For that reason, it could be more likely that the A’s add yet another reliever. Someone like Texas’ Keone Kela (3-3, 3.44 ERA, 1.15 WHIP) or San DIego’s Kirby Yates (3-0, 1.60 ERA, 0.89 WHIP). Another lefty, like San Francisco’s Tony Watson (3-4, 2.12 ERA, 1.01 WHIP) could also be a smart addition, taking some of the workload from Ryan Buchter in late left-on-left matchups.
While pitching, and starting pitching in particular, is the clear need for the A’s, bringing in another outfielder is a not-too-far second.
Rookie Nick Martini has been rock-solid in July, slashing .385/.515/.615 with five RBIs and six runs scored in 13 games. Because of his success, the A’s are no longer dealing with a need for upgrade. Melvin called the 28-year-old the right guy at the right time:
“Very advanced approach. … Can get two-strike hits, has a short stroke and uses the whole field. He impressed us in Spring Training and he’s impressing us again here.”
But Dustin Fowler has struggled since the emergence of Martini and Matt Joyce suffered yet another setback in return from back problems Monday.
But adding an outfielder is something the A’s could wait longer to do. Outfielders, even well-established ones like Andrew McCutchen or Adam Jones could conceivable clear waivers and become available in late August should Oakland’s plan of action involve waiting out Joyce’s back.
Though modest, there was further good news Monday when Chad Pinder was seen taking groundballs at second base.
Pinder was involved in a car accident in Colorado over the weekend, and though he said things could have been much worse the super-utility man did require stitches in his left elbow. Save for Franklin Barreto, who has racked up frequent flyer miles on the Oakland-Nashville express, Pinder is the back-up option at second, third and shortstop. If his injury was such that he could see extended absence the A’s would need to seek out a buffer for Pinder.
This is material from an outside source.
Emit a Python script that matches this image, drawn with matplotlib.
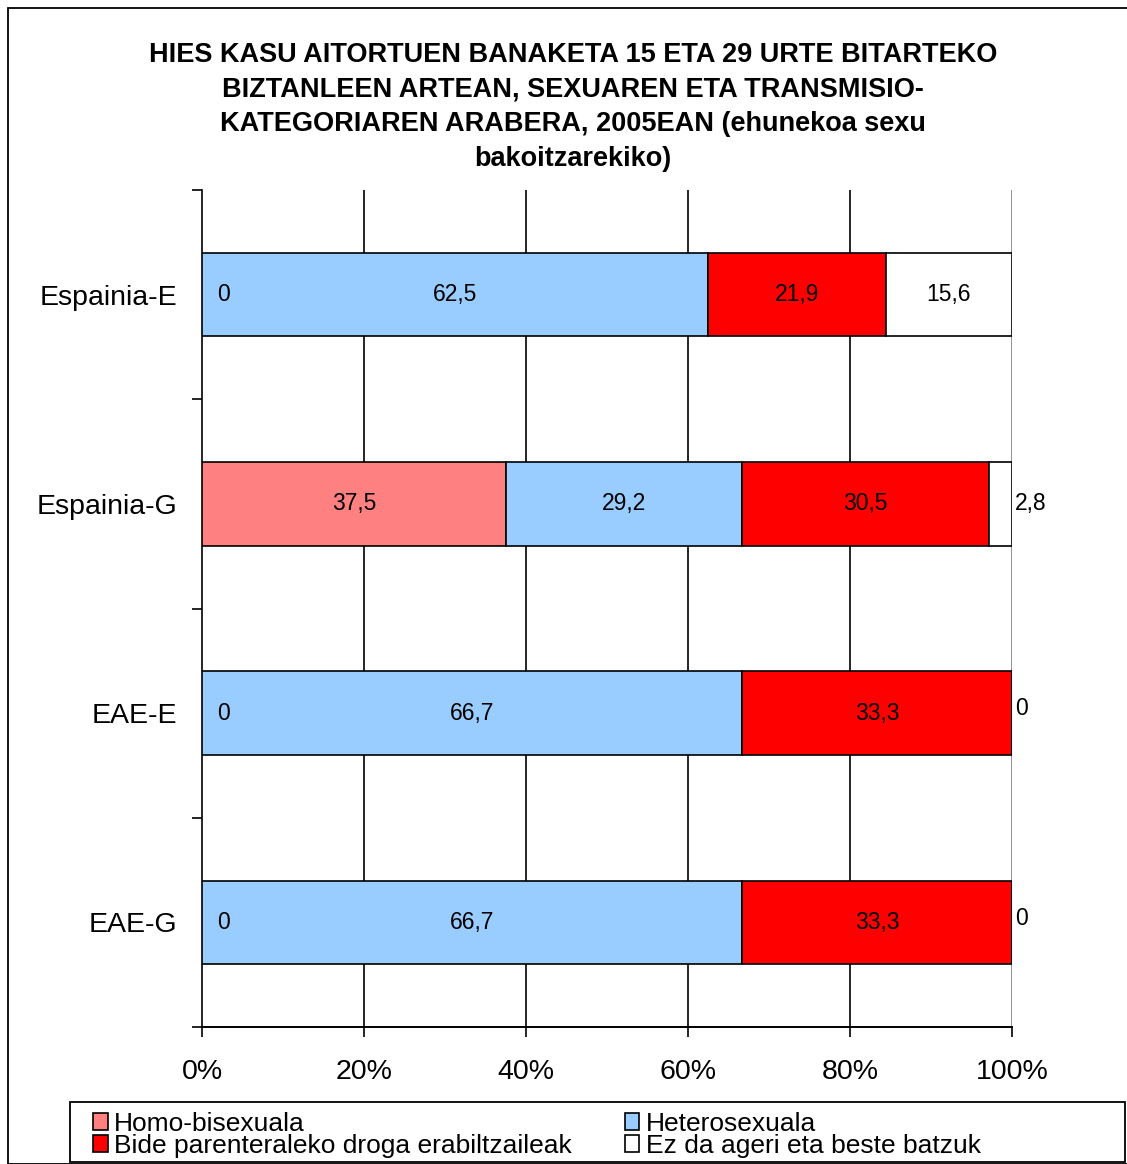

As is though, the A’s, who enter the final two months of the regular season in position to make a move not just for the Wild Card but the division, are in a far better position than most outside of the clubhouse figured in March. And while a move or two will certainly bolster their chances, the roster as-is is certainly good enough to close and eventually erase the gap.